# START OF Data

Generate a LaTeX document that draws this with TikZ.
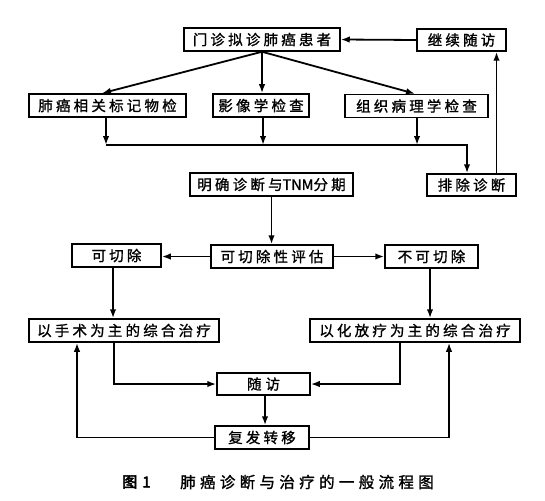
\documentclass[tikz,border=0pt]{standalone}
\usepackage{fontspec}
\newfontfamily\cjk[LetterSpace=22,FakeBold=1.2]{Noto Sans CJK SC}
\newfontfamily\cjklat[FakeBold=1.2]{Noto Sans CJK SC}
\newfontfamily\cjkcap[LetterSpace=28,FakeBold=1.4]{Noto Sans CJK SC}
\newfontfamily\cjkcapb[FakeBold=3]{Noto Sans CJK SC}
\usetikzlibrary{arrows.meta}
\begin{document}
\begin{tikzpicture}[x=1pt,y=-1pt,
  box/.style={draw, line width=1.5pt, minimum height=23pt, inner sep=0pt,
    font={\cjk\fontsize{14.5pt}{16pt}\selectfont}},
  ln/.style={line width=1.8pt},
  arr/.style={ln, -{Latex[length=9pt,width=6.5pt]}}]
\useasboundingbox (0,0) rectangle (545,500);
\fill[white] (0,0) rectangle (545,500);
% nodes
\node[box, minimum width=156pt] (men) at (262,39.5) {门诊拟诊肺癌患者};
\node[box, minimum width=89pt, minimum height=22pt] (jixu) at (461.5,40) {继续随访};
\node[box, minimum width=157pt] (fei) at (107.5,105.5) {肺癌相关标记物检};
\node[box, minimum width=96pt] (ying) at (261,105.5) {影像学检查};
\node[box, minimum width=143pt] (zuzhi) at (416.5,106) {组织病理学检查};
\node[box, minimum width=163pt] (ming) at (271.5,184.5) {明确诊断与{\cjklat TNM}分期};
\node[box, minimum width=89pt, minimum height=22pt] (pai) at (471.5,185) {排除诊断};
\node[box, minimum width=122pt] (kqpg) at (272,256.5) {可切除性评估};
\node[box, minimum width=89pt] (kqc) at (116.5,255.5) {可切除};
\node[box, minimum width=93pt] (bkq) at (431.5,256.5) {不可切除};
\node[box, minimum width=190pt] (ss) at (124,330.5) {以手术为主的综合治疗};
\node[box, minimum width=210pt] (hl) at (415,330.5) {以化放疗为主的综合治疗};
\node[box, minimum width=93pt, minimum height=22pt] (sf) at (263.5,384) {随\hspace{4pt}访};
\node[box, minimum width=94pt] (ff) at (262,437.5) {复发转移};
% caption
\node[font={\cjkcapb\fontsize{15pt}{17pt}\selectfont}] (c1) at (136.5,482) {图\hspace{5pt}1};
\node[font={\cjkcap\fontsize{15.5pt}{17pt}\selectfont}] (c2) at (307,482) {肺癌诊断与治疗的一般流程图};
% connectors
\draw[arr] (jixu.west) -- (men.east);
\draw[arr] (men.south) -- ([xshift=-5.5pt]fei.north);
\draw[arr] (men.south) -- (men.south |- ying.north);
\draw[arr] (men.south) -- ([xshift=-1.5pt]zuzhi.north);
\coordinate (hline) at (0,145);
\draw[arr] ([xshift=-1.5pt]fei.south) -- ([xshift=-1.5pt]fei.south |- hline);
\draw[arr] ([xshift=2pt]ying.south) -- ([xshift=2pt]ying.south |- hline);
\draw[arr] ([xshift=0.5pt]zuzhi.south) -- ([xshift=0.5pt]zuzhi.south |- hline);
\draw[arr] ([xshift=-1.5pt]fei.south |- hline) -- ([xshift=-4.5pt]pai.north |- hline) -- ([xshift=-4.5pt]pai.north);
\draw[arr] ([xshift=25pt]pai.north) -- ([xshift=25pt]pai.north |- jixu.south);
\draw[arr] (ming.south) -- (ming.south |- kqpg.north);
\draw[arr] (kqpg.west) -- (kqpg.west -| kqc.east);
\draw[arr] (kqpg.east) -- (kqpg.east -| bkq.west);
\draw[arr] ([xshift=-3.5pt]kqc.south) -- ([xshift=-3.5pt]kqc.south |- ss.north);
\draw[arr] ([xshift=-1.5pt]bkq.south) -- ([xshift=-1.5pt]bkq.south |- hl.north);
\draw[arr] ([xshift=-10pt]ss.south) |- (sf.west);
\draw[arr] ([xshift=-15pt]hl.south) |- (sf.east);
\draw[arr] ([xshift=1.5pt]sf.south) -- ([xshift=1.5pt]sf.south |- ff.north);
\draw[arr] (ff.west) -| ([xshift=-47pt]ss.south);
\draw[arr] (ff.east) -| ([xshift=34pt]hl.south);
\end{tikzpicture}
\end{document}
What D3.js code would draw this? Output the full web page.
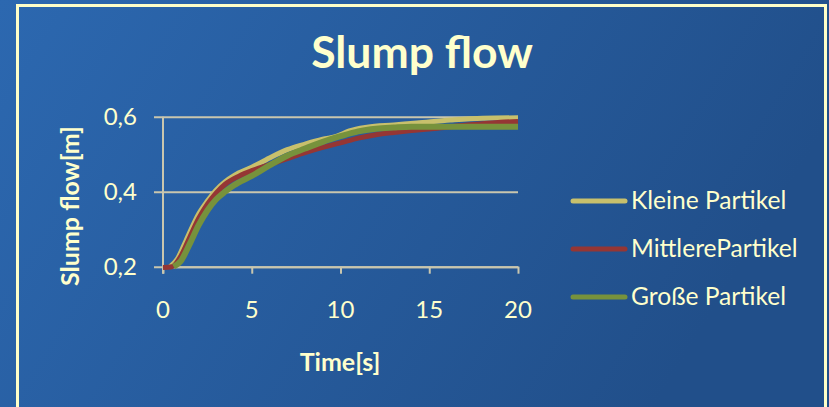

# END OF Data

● Short exercise
The pictures in the entries should be left out; output everything else exactly.

● Result for this task
Generate a LaTeX document that draws this with TikZ.
\documentclass[tikz,border=0pt]{standalone}
\usepackage{fontspec}
\newfontfamily\cjk[LetterSpace=22,FakeBold=1.2]{Noto Sans CJK SC}
\newfontfamily\cjklat[FakeBold=1.2]{Noto Sans CJK SC}
\newfontfamily\cjkcap[LetterSpace=28,FakeBold=1.4]{Noto Sans CJK SC}
\newfontfamily\cjkcapb[FakeBold=3]{Noto Sans CJK SC}
\usetikzlibrary{arrows.meta}
\begin{document}
\begin{tikzpicture}[x=1pt,y=-1pt,
  box/.style={draw, line width=1.5pt, minimum height=23pt, inner sep=0pt,
    font={\cjk\fontsize{14.5pt}{16pt}\selectfont}},
  ln/.style={line width=1.8pt},
  arr/.style={ln, -{Latex[length=9pt,width=6.5pt]}}]
\useasboundingbox (0,0) rectangle (545,500);
\fill[white] (0,0) rectangle (545,500);
% nodes
\node[box, minimum width=156pt] (men) at (262,39.5) {门诊拟诊肺癌患者};
\node[box, minimum width=89pt, minimum height=22pt] (jixu) at (461.5,40) {继续随访};
\node[box, minimum width=157pt] (fei) at (107.5,105.5) {肺癌相关标记物检};
\node[box, minimum width=96pt] (ying) at (261,105.5) {影像学检查};
\node[box, minimum width=143pt] (zuzhi) at (416.5,106) {组织病理学检查};
\node[box, minimum width=163pt] (ming) at (271.5,184.5) {明确诊断与{\cjklat TNM}分期};
\node[box, minimum width=89pt, minimum height=22pt] (pai) at (471.5,185) {排除诊断};
\node[box, minimum width=122pt] (kqpg) at (272,256.5) {可切除性评估};
\node[box, minimum width=89pt] (kqc) at (116.5,255.5) {可切除};
\node[box, minimum width=93pt] (bkq) at (431.5,256.5) {不可切除};
\node[box, minimum width=190pt] (ss) at (124,330.5) {以手术为主的综合治疗};
\node[box, minimum width=210pt] (hl) at (415,330.5) {以化放疗为主的综合治疗};
\node[box, minimum width=93pt, minimum height=22pt] (sf) at (263.5,384) {随\hspace{4pt}访};
\node[box, minimum width=94pt] (ff) at (262,437.5) {复发转移};
% caption
\node[font={\cjkcapb\fontsize{15pt}{17pt}\selectfont}] (c1) at (136.5,482) {图\hspace{5pt}1};
\node[font={\cjkcap\fontsize{15.5pt}{17pt}\selectfont}] (c2) at (307,482) {肺癌诊断与治疗的一般流程图};
% connectors
\draw[arr] (jixu.west) -- (men.east);
\draw[arr] (men.south) -- ([xshift=-5.5pt]fei.north);
\draw[arr] (men.south) -- (men.south |- ying.north);
\draw[arr] (men.south) -- ([xshift=-1.5pt]zuzhi.north);
\coordinate (hline) at (0,145);
\draw[arr] ([xshift=-1.5pt]fei.south) -- ([xshift=-1.5pt]fei.south |- hline);
\draw[arr] ([xshift=2pt]ying.south) -- ([xshift=2pt]ying.south |- hline);
\draw[arr] ([xshift=0.5pt]zuzhi.south) -- ([xshift=0.5pt]zuzhi.south |- hline);
\draw[arr] ([xshift=-1.5pt]fei.south |- hline) -- ([xshift=-4.5pt]pai.north |- hline) -- ([xshift=-4.5pt]pai.north);
\draw[arr] ([xshift=25pt]pai.north) -- ([xshift=25pt]pai.north |- jixu.south);
\draw[arr] (ming.south) -- (ming.south |- kqpg.north);
\draw[arr] (kqpg.west) -- (kqpg.west -| kqc.east);
\draw[arr] (kqpg.east) -- (kqpg.east -| bkq.west);
\draw[arr] ([xshift=-3.5pt]kqc.south) -- ([xshift=-3.5pt]kqc.south |- ss.north);
\draw[arr] ([xshift=-1.5pt]bkq.south) -- ([xshift=-1.5pt]bkq.south |- hl.north);
\draw[arr] ([xshift=-10pt]ss.south) |- (sf.west);
\draw[arr] ([xshift=-15pt]hl.south) |- (sf.east);
\draw[arr] ([xshift=1.5pt]sf.south) -- ([xshift=1.5pt]sf.south |- ff.north);
\draw[arr] (ff.west) -| ([xshift=-47pt]ss.south);
\draw[arr] (ff.east) -| ([xshift=34pt]hl.south);
\end{tikzpicture}
\end{document}
What D3.js code would draw this? Output the full web page.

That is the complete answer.